# [Data extract]
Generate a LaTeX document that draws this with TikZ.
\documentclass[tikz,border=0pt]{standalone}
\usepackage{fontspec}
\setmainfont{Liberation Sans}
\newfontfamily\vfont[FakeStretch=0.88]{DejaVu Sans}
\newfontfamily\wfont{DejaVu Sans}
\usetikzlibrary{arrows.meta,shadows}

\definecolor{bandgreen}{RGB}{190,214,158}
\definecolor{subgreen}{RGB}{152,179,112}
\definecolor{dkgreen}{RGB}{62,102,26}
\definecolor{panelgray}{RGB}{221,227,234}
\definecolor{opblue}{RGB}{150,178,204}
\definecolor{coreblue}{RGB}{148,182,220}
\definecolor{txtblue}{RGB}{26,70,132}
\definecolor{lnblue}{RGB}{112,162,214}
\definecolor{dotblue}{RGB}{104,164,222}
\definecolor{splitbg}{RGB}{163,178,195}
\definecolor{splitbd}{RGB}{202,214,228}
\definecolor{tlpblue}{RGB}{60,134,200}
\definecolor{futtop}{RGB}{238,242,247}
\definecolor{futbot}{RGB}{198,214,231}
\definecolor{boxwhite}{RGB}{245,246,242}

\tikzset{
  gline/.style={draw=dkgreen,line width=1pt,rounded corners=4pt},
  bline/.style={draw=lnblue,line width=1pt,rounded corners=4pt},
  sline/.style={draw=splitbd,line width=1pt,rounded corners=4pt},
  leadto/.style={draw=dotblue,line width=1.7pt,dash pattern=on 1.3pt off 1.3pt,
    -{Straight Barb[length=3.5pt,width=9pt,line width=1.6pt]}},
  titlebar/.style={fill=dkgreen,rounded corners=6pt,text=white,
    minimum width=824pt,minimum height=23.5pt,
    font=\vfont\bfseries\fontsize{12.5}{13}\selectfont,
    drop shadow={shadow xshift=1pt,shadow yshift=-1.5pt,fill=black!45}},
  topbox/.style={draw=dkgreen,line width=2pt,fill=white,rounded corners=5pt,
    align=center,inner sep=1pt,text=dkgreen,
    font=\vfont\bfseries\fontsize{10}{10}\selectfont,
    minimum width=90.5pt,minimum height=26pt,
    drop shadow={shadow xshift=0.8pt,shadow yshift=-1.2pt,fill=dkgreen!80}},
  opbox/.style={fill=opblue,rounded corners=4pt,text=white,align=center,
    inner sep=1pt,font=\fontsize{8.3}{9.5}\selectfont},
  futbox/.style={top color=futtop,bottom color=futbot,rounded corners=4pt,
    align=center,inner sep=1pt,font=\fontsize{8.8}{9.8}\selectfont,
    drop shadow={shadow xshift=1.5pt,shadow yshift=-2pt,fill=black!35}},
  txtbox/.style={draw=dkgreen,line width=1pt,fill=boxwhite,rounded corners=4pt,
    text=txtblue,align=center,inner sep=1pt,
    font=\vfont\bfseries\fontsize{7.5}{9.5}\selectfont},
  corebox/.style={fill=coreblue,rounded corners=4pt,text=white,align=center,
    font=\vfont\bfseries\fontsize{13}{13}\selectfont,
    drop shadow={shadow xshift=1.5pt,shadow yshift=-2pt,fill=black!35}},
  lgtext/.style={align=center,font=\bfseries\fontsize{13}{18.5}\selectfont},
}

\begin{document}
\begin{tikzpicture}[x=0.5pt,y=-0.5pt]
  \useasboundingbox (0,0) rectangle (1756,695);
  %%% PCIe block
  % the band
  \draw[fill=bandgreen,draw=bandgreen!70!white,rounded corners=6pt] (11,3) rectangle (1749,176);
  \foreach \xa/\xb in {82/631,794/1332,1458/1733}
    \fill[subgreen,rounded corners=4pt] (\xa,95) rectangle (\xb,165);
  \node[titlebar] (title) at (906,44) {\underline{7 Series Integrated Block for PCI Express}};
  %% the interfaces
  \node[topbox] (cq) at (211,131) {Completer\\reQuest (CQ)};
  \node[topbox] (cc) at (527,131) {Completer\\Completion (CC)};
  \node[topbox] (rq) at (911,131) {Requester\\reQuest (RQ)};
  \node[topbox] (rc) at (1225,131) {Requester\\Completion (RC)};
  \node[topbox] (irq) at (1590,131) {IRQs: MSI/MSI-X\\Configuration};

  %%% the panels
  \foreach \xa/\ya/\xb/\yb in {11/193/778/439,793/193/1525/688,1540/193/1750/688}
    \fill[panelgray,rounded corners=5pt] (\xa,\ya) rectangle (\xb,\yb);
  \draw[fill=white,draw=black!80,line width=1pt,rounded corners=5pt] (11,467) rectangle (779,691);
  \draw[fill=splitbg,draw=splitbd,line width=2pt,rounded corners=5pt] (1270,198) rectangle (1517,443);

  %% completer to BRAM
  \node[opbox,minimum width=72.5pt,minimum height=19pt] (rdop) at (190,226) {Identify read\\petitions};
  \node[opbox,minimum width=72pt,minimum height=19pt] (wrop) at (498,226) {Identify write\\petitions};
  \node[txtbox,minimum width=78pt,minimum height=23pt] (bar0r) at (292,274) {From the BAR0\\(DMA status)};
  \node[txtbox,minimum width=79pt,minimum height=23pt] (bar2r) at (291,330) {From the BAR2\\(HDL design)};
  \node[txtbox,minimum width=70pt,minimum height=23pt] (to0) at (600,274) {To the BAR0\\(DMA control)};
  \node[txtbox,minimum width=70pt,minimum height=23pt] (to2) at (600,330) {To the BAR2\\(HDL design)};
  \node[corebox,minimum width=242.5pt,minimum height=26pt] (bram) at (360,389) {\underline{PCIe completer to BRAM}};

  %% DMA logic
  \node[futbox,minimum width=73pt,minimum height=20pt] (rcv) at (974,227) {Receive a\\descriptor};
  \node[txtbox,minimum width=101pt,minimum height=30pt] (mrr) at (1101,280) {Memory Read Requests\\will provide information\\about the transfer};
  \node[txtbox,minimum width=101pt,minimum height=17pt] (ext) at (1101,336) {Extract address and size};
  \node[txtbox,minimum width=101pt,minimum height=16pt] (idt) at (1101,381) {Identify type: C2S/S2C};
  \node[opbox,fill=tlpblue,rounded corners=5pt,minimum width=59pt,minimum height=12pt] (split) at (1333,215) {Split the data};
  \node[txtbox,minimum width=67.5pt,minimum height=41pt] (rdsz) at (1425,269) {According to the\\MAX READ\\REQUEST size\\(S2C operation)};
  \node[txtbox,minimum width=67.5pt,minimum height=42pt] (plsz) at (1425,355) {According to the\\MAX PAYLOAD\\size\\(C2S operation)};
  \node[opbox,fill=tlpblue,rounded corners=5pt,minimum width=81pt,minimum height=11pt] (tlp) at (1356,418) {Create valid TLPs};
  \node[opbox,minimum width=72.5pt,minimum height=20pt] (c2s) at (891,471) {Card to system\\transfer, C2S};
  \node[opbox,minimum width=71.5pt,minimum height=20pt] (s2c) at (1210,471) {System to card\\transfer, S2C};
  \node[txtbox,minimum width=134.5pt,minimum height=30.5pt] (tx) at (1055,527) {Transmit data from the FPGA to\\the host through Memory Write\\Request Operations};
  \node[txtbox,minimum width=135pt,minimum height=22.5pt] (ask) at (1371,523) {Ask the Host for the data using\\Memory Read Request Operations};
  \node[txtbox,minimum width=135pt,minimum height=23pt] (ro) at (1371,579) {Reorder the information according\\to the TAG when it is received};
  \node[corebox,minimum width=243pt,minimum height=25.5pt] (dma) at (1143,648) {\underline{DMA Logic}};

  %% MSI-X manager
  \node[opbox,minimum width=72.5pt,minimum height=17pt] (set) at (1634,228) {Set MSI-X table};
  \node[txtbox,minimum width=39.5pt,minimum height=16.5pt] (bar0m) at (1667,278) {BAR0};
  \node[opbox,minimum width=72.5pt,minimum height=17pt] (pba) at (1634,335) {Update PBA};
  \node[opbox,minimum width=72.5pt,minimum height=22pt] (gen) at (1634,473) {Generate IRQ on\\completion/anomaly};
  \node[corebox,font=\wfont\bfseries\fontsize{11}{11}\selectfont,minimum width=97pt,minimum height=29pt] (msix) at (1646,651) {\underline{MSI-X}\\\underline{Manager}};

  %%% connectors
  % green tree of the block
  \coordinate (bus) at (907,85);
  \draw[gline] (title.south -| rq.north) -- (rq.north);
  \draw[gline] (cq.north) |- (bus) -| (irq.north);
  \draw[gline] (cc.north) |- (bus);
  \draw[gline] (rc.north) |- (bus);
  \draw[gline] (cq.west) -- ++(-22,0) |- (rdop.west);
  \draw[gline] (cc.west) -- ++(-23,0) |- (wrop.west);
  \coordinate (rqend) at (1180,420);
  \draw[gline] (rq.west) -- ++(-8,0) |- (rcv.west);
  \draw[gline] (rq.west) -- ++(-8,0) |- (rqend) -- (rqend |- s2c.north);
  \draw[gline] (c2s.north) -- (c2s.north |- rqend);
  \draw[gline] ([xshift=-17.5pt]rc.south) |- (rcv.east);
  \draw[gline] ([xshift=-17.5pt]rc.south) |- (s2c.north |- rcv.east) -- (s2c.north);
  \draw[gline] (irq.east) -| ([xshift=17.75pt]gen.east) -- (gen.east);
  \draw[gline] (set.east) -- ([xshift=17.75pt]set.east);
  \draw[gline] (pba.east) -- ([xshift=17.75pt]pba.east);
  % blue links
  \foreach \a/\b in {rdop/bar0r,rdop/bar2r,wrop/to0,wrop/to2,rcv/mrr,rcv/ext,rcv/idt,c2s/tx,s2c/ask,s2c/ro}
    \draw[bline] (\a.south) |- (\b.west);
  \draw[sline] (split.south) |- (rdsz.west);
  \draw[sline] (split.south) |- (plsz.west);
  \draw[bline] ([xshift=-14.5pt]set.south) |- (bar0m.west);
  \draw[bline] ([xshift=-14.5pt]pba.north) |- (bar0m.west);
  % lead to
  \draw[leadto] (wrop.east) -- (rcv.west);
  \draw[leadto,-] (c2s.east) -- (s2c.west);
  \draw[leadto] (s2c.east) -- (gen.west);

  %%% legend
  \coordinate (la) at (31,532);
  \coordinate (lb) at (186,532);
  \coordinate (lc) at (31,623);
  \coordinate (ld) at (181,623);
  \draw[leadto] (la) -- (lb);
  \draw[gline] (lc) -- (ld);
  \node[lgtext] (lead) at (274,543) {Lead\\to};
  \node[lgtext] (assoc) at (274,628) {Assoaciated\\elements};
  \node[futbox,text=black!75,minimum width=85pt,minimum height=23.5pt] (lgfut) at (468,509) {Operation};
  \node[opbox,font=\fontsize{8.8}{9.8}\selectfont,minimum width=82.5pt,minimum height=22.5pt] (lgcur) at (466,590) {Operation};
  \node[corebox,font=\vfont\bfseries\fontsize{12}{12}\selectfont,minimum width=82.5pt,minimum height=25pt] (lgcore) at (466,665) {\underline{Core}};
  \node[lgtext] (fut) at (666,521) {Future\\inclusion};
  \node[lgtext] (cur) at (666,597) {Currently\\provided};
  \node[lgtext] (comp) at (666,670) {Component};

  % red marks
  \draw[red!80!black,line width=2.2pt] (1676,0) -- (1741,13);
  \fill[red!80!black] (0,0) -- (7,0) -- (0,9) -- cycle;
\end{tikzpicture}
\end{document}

# [Task statement]
Extract, from the material above, each line holding the word "Generate".

# [Complete output]
Generate a LaTeX document that draws this with TikZ.
  \node[opbox,minimum width=72.5pt,minimum height=22pt] (gen) at (1634,473) {Generate IRQ on\\completion/anomaly};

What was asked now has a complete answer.